In response to public outcry, the Alaska School Activities Association has reversed its decision. Read the update here.
Local uproar seeking to punish young female athletes — just for the way they look — is tearing my tight-knit swimming community apart.
A 17-year-old swimmer from Anchorage, Alaska, was disqualified from a race that she won on Friday, because of what officials called a “uniform violation.” Though the teen wore a suit issued by her team at Dimond High School, in accordance with uniform regulations, and it matched the styles worn by her competitors, she was the only athlete who was disqualified. Why, you may ask? Because she was targeted for the way the suit fit her curvier, fuller-figured body.

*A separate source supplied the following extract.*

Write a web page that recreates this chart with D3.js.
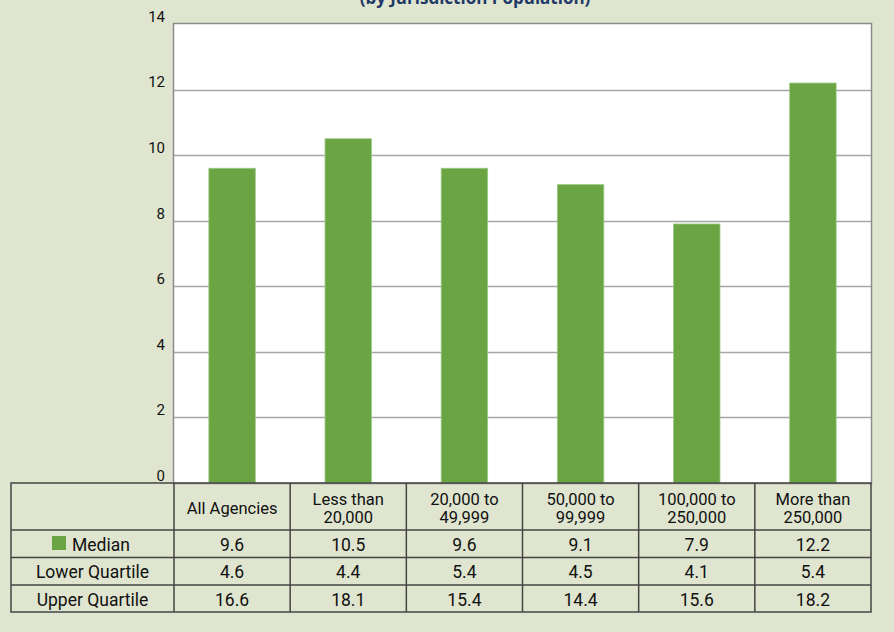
<!DOCTYPE html>
<html><head><meta charset="utf-8">
<script src="https://cdn.jsdelivr.net/npm/d3@7"></script>
<style>
html,body{margin:0;padding:0;background:#dfe5cf;}
svg{display:block;}
</style></head>
<body>
<svg id="chart" width="894" height="632"></svg>
<script>
const title = "(by Jurisdiction Population)";
const categories = ["All Agencies", "Less than\n20,000", "20,000 to\n49,999", "50,000 to\n99,999", "100,000 to\n250,000", "More than\n250,000"];
const median = [9.6, 10.5, 9.6, 9.1, 7.9, 12.2];
const lowerQuartile = [4.6, 4.4, 5.4, 4.5, 4.1, 5.4];
const upperQuartile = [16.6, 18.1, 15.4, 14.4, 15.6, 18.2];
const yTicks = [0, 2, 4, 6, 8, 10, 12, 14];
const rowLabels = ["Median", "Lower Quartile", "Upper Quartile"];

const font = "Roboto, 'Liberation Sans', sans-serif";
const svg = d3.select("#chart");
const plot = {left: 174, right: 871, top: 24, bottom: 483};
const tableLeft = 11;
const rowBounds = [483, 530, 557.5, 585, 612];

const x = d3.scaleBand().domain(categories.map((d,i)=>i)).range([plot.left, plot.right]).paddingInner(0).paddingOuter(0);
const y = d3.scaleLinear().domain([0, 14]).range([plot.bottom, plot.top]);

// title (cut at top, as in the reference)
svg.append("text").attr("x", 475).attr("y", 4).attr("text-anchor", "middle")
  .attr("font-family", "'Open Sans', sans-serif").attr("font-weight", "bold").attr("font-size", 17)
  .attr("fill", "#1f3a68").text(title);

// plot background
svg.append("rect").attr("x", plot.left).attr("y", plot.top).attr("width", plot.right-plot.left).attr("height", plot.bottom-plot.top).attr("fill", "#ffffff");

// gridlines
svg.append("g").selectAll("line").data(yTicks.filter(t=>t>0 && t<14)).join("line")
  .attr("x1", plot.left).attr("x2", plot.right).attr("y1", d=>Math.round(y(d))+0.5).attr("y2", d=>Math.round(y(d))+0.5)
  .attr("stroke", "#a6a6a6").attr("stroke-width", 1.3);

// bars
const bw = x.bandwidth()*0.4;
svg.append("g").selectAll("rect").data(median).join("rect")
  .attr("x", (d,i)=>x(i)+(x.bandwidth()-bw)/2).attr("width", bw)
  .attr("y", d=>y(d)).attr("height", d=>y(0)-y(d))
  .attr("fill", "#6aa443").attr("stroke", "#9cc885").attr("stroke-width", 0.8);

// plot border
svg.append("rect").attr("x", plot.left-0.5).attr("y", plot.top-0.5).attr("width", plot.right-plot.left+1).attr("height", plot.bottom-plot.top+1)
  .attr("fill", "none").attr("stroke", "#8c8c8c").attr("stroke-width", 1.5);

// y axis labels
const yAxis = d3.axisLeft(y).tickValues(yTicks).tickSize(0).tickPadding(0).tickFormat(d3.format("d"));
const ya = svg.append("g").attr("transform", `translate(${165},0)`).call(yAxis);
ya.select(".domain").remove();
ya.selectAll("text").attr("font-family", font).attr("font-size", 15).attr("fill", "#111").attr("dy", "-0.18em");

// table
const tg = svg.append("g");
const colEdges = [tableLeft].concat(categories.map((d,i)=>x(i))).concat([plot.right]);
tg.append("rect").attr("x", tableLeft).attr("y", rowBounds[0]).attr("width", plot.right-tableLeft).attr("height", rowBounds[4]-rowBounds[0])
  .attr("fill", "none").attr("stroke", "#444").attr("stroke-width", 1.5);
rowBounds.slice(1,4).forEach(r=>{
  tg.append("line").attr("x1", tableLeft).attr("x2", plot.right).attr("y1", r).attr("y2", r).attr("stroke", "#444").attr("stroke-width", 1.5);
});
colEdges.slice(1, colEdges.length-1).forEach(c=>{
  tg.append("line").attr("x1", c).attr("x2", c).attr("y1", rowBounds[0]).attr("y2", rowBounds[4]).attr("stroke", "#444").attr("stroke-width", 1.5);
});

// header labels
categories.forEach((c,i)=>{
  const lines = c.split("\n");
  const cx = x(i)+x.bandwidth()/2;
  const t = tg.append("text").attr("text-anchor", "middle").attr("font-family", font).attr("font-size", 16.5).attr("fill", "#111");
  if (lines.length === 1) {
    t.append("tspan").attr("x", cx).attr("y", 514).text(lines[0]);
  } else {
    t.append("tspan").attr("x", cx).attr("y", 505).text(lines[0]);
    t.append("tspan").attr("x", cx).attr("y", 522.5).text(lines[1]);
  }
});

// rows
const rows = [median, lowerQuartile, upperQuartile];
rows.forEach((vals, r)=>{
  const cy = (rowBounds[r+1]+rowBounds[r+2])/2 + 7;
  const lab = tg.append("text").attr("y", cy).attr("font-family", font).attr("font-size", 17.5).attr("fill", "#111").text(rowLabels[r]);
  if (r === 0) {
    lab.attr("x", 72);
    tg.append("rect").attr("x", 52).attr("y", 536).attr("width", 14).attr("height", 14).attr("fill", "#6aa443");
  } else {
    lab.attr("x", (tableLeft+plot.left)/2).attr("text-anchor", "middle");
  }
  vals.forEach((v,i)=>{
    tg.append("text").attr("x", x(i)+x.bandwidth()/2).attr("y", cy).attr("text-anchor", "middle")
      .attr("font-family", font).attr("font-size", 17.5).attr("fill", "#111").text(d3.format(".1f")(v));
  });
});
</script>
</body></html>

The incident, which is currently under investigation, comes after more than a year of tensions over the fit of suits worn by athletes at youth swim meets in the state of Alaska. As a swim coach at another school within the district that regularly competes with Dimond High, I’ve watched this scandal divide my swimming community. It has caused my own athletes to be needlessly self-conscious about the appearance of their bodies, which preoccupies them just as much, if not more, than the quality of their performances. What’s clear is that these girls’ bodies are being policed — not their uniforms.
Just look at the modesty standards that guided the referee’s decision on Friday night and compare them to popular brand-name suits worn by other girls throughout the state. Notice the high-cut backs to these suits — they’re not technically in compliance even before they get on the body of a swimmer, yet many high schools use these brands as their team suits. And though the styles are cut in a way that is considered “immodest,” why has only one swimmer been disqualified?